**TASK DETAILS**
Retype every line from the start of the data down to and including the line with "const xc = d => x(d) + x.bandwidth()/2;". Skip the pictures.

··· DATA SHOWN

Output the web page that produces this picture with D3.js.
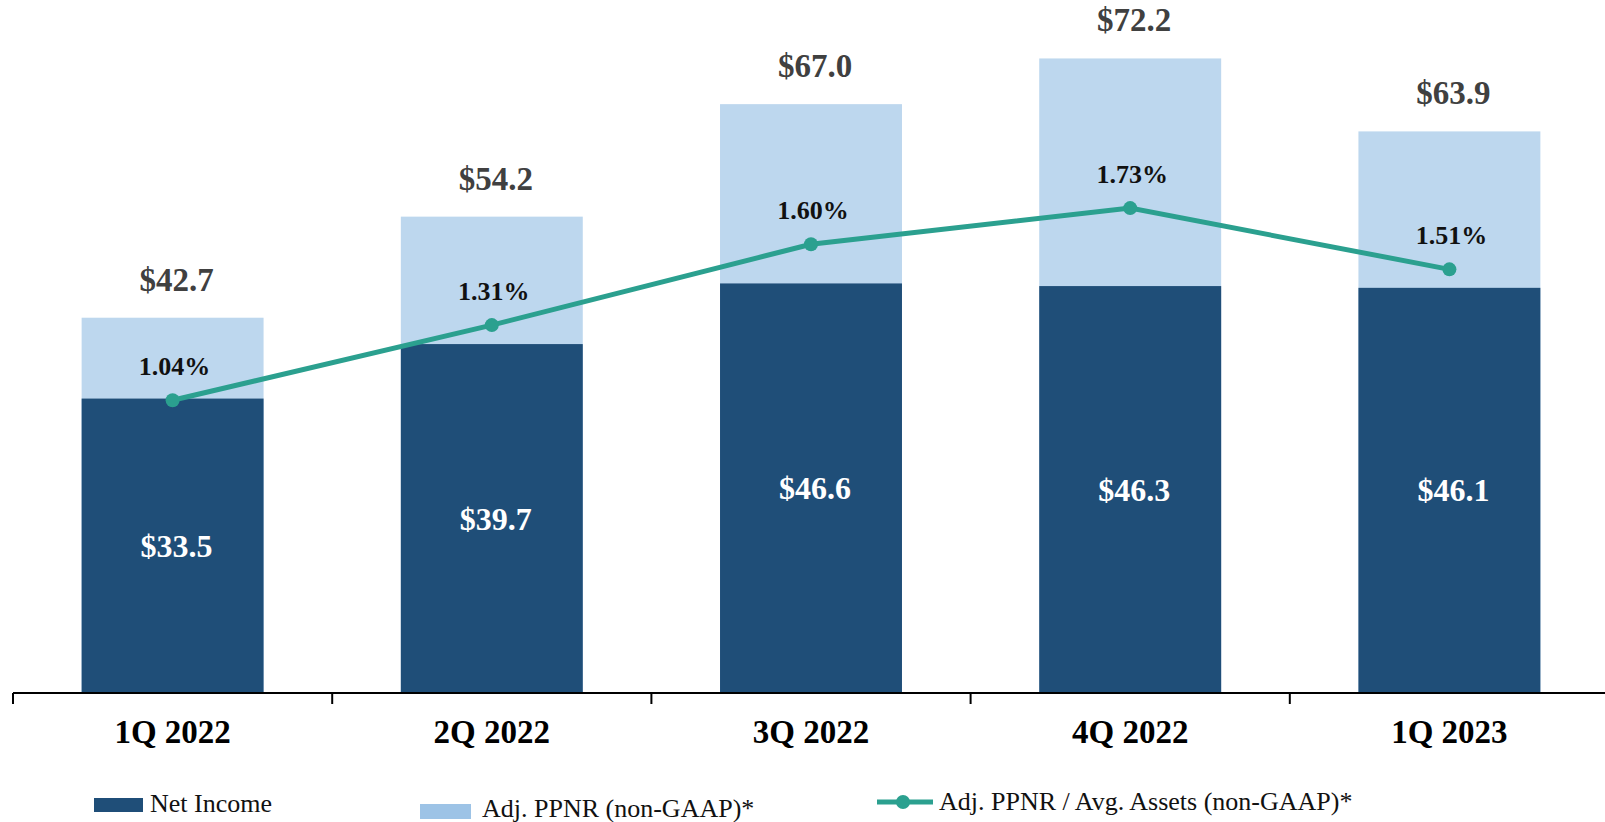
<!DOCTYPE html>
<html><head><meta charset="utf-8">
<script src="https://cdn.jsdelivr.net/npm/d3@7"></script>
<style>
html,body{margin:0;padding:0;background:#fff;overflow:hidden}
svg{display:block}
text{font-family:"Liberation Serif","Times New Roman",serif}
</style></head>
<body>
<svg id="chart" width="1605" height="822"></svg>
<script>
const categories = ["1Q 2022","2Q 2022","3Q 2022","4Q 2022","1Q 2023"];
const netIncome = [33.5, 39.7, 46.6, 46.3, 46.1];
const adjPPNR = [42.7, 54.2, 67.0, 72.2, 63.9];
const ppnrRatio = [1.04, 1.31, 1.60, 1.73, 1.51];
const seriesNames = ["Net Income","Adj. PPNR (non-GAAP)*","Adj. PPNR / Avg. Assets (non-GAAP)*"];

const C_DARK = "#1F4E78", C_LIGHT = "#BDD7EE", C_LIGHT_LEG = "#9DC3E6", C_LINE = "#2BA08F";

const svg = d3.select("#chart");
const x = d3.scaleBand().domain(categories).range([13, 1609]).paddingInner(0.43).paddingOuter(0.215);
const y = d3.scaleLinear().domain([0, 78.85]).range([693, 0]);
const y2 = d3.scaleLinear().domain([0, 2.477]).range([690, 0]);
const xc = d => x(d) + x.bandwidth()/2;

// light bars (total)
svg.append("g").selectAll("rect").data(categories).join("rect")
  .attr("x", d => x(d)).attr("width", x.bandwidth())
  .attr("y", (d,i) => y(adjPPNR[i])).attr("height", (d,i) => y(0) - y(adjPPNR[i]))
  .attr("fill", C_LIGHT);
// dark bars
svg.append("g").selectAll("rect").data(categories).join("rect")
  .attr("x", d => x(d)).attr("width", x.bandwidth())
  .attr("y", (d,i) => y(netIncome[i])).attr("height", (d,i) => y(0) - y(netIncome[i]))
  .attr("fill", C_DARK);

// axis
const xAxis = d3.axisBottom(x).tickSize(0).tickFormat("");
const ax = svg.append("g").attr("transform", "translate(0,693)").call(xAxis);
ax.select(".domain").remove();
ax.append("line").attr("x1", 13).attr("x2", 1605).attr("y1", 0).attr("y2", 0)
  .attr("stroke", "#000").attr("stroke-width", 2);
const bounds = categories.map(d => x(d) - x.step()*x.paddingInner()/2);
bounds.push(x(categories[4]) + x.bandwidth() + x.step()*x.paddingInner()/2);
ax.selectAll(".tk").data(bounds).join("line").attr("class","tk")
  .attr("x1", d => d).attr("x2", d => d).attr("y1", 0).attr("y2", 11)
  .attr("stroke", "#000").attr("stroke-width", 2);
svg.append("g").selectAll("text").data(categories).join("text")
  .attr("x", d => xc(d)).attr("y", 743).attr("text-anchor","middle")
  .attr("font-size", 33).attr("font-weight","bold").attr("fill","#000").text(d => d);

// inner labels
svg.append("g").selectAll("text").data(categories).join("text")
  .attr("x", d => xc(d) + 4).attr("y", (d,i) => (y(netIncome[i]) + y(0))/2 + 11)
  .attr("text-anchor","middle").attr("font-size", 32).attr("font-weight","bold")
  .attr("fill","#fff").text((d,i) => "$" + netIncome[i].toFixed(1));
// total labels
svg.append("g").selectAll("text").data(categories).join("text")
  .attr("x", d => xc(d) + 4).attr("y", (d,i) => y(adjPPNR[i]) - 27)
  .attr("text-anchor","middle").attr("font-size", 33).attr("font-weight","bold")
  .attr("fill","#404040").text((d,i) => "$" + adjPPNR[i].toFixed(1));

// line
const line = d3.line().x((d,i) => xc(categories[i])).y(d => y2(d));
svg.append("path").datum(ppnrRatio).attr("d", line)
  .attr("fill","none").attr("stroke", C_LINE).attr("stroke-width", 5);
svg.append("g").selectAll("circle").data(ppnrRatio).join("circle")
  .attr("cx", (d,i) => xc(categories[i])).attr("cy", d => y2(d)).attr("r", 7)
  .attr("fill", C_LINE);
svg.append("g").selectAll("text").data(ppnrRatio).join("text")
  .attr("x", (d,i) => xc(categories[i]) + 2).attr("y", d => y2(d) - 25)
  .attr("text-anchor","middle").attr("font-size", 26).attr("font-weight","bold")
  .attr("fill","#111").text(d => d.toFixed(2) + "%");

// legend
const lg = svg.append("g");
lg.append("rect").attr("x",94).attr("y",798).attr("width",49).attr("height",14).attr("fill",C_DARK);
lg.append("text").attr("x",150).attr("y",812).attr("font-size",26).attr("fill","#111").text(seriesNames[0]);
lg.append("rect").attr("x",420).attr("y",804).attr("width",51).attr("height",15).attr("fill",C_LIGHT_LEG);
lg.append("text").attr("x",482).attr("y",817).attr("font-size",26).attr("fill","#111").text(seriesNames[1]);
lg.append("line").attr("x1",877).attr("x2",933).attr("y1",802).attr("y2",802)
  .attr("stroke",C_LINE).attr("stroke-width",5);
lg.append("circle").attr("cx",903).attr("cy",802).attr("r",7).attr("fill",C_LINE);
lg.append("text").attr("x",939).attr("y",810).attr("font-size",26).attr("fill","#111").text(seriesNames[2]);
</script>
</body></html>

······

**RIGHT ANSWER**
Output the web page that produces this picture with D3.js.
<!DOCTYPE html>
<html><head><meta charset="utf-8">
<script src="https://cdn.jsdelivr.net/npm/d3@7"></script>
<style>
html,body{margin:0;padding:0;background:#fff;overflow:hidden}
svg{display:block}
text{font-family:"Liberation Serif","Times New Roman",serif}
</style></head>
<body>
<svg id="chart" width="1605" height="822"></svg>
<script>
const categories = ["1Q 2022","2Q 2022","3Q 2022","4Q 2022","1Q 2023"];
const netIncome = [33.5, 39.7, 46.6, 46.3, 46.1];
const adjPPNR = [42.7, 54.2, 67.0, 72.2, 63.9];
const ppnrRatio = [1.04, 1.31, 1.60, 1.73, 1.51];
const seriesNames = ["Net Income","Adj. PPNR (non-GAAP)*","Adj. PPNR / Avg. Assets (non-GAAP)*"];

const C_DARK = "#1F4E78", C_LIGHT = "#BDD7EE", C_LIGHT_LEG = "#9DC3E6", C_LINE = "#2BA08F";

const svg = d3.select("#chart");
const x = d3.scaleBand().domain(categories).range([13, 1609]).paddingInner(0.43).paddingOuter(0.215);
const y = d3.scaleLinear().domain([0, 78.85]).range([693, 0]);
const y2 = d3.scaleLinear().domain([0, 2.477]).range([690, 0]);
const xc = d => x(d) + x.bandwidth()/2;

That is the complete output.